→ **INSTRUCTIONS FOR THE TASK**
Search the material for the word "matplotlib" and report each line where it turns up.

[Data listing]
----
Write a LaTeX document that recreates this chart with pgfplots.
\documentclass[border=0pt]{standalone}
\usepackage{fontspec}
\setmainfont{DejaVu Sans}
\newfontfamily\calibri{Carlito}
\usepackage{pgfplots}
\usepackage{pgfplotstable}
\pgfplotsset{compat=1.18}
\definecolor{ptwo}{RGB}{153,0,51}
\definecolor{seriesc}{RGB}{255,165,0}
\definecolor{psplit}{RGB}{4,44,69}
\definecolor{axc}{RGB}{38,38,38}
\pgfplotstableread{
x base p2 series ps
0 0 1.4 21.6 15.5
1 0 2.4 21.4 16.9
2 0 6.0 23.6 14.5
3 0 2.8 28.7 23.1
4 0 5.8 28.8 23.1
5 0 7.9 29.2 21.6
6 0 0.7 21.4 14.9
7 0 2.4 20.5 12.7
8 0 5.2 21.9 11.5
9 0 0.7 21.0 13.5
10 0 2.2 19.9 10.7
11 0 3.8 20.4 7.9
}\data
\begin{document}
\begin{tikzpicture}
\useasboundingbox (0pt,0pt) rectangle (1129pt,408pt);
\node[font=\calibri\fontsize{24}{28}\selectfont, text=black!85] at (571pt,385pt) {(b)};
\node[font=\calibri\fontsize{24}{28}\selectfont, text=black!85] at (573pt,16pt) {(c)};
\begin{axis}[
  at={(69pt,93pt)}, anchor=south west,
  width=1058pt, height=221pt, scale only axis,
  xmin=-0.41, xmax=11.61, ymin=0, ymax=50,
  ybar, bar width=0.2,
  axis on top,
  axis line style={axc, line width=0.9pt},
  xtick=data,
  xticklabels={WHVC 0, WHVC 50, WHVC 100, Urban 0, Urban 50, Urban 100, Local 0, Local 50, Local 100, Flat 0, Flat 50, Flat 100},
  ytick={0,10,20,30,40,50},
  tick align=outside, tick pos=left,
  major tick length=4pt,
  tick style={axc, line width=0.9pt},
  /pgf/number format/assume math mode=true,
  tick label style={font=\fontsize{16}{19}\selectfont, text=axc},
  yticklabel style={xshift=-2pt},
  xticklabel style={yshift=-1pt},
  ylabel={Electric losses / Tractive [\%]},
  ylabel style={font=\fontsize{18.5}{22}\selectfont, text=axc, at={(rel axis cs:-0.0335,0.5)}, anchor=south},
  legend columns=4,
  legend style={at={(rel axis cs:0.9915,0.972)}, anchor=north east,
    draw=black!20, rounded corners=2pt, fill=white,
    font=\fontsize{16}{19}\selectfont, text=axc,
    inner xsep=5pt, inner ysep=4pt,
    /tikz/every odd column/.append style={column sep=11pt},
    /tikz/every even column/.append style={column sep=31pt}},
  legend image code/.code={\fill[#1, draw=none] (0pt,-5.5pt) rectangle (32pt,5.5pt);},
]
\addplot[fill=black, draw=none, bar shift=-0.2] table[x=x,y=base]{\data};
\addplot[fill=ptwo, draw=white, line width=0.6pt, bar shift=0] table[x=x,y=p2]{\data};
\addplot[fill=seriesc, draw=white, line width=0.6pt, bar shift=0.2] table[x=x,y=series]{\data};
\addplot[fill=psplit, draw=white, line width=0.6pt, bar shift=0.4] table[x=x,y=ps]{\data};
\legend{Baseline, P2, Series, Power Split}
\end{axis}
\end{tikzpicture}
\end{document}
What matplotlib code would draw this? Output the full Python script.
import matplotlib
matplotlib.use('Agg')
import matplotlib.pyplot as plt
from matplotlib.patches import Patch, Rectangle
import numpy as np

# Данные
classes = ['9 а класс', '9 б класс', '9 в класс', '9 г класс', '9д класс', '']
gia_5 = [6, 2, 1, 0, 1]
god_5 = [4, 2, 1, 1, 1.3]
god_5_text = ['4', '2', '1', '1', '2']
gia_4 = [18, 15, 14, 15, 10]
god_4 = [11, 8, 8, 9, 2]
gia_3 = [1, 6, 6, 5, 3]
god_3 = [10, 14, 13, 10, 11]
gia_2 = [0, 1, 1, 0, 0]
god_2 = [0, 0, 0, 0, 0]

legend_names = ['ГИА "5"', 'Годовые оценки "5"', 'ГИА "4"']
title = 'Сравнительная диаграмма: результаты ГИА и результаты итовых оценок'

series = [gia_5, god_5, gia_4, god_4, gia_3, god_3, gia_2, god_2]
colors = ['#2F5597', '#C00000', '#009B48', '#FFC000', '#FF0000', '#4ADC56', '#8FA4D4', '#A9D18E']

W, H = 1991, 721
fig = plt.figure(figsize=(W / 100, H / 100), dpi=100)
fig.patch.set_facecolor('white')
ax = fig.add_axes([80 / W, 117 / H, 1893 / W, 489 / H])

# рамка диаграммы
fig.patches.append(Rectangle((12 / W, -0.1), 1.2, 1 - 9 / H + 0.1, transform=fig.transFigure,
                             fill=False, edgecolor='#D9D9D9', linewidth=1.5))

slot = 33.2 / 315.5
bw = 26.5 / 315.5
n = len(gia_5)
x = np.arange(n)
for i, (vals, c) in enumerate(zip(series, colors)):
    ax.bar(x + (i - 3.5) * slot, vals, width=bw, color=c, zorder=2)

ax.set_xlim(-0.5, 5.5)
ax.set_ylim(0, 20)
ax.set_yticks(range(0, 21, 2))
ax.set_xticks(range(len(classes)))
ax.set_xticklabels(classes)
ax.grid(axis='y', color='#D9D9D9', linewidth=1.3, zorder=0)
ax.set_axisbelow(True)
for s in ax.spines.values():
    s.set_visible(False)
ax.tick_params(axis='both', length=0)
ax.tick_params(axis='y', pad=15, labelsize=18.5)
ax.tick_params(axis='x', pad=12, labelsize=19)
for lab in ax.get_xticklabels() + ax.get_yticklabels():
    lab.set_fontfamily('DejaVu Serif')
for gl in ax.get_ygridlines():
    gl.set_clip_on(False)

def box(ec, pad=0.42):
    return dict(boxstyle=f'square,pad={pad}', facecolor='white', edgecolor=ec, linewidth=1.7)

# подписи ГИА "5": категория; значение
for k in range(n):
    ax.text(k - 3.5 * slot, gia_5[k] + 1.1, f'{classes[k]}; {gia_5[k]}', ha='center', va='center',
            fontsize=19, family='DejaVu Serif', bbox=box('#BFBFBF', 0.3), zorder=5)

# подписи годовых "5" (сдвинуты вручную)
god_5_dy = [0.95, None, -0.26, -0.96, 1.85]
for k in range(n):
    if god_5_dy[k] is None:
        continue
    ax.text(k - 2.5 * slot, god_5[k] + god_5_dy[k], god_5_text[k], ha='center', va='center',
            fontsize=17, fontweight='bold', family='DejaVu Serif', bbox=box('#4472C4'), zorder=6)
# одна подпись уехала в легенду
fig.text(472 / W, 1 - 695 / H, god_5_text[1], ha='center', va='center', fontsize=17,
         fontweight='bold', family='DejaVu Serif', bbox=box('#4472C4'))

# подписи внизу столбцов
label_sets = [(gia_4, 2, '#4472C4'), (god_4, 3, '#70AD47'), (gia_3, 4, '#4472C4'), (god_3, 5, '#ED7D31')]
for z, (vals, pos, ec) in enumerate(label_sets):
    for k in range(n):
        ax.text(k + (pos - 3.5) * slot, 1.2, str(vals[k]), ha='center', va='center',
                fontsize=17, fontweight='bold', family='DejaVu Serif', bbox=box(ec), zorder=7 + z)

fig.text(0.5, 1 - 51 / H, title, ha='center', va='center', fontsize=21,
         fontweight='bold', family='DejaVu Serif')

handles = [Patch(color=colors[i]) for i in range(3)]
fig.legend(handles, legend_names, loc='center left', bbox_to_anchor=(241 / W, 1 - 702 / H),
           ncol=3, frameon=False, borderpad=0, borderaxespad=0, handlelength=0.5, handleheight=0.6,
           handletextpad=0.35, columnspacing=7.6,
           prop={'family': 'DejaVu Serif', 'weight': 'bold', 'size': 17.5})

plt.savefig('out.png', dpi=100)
----
→ **PROBLEM SOLUTION**
What matplotlib code would draw this? Output the full Python script.
import matplotlib
matplotlib.use('Agg')
import matplotlib.pyplot as plt
from matplotlib.patches import Patch, Rectangle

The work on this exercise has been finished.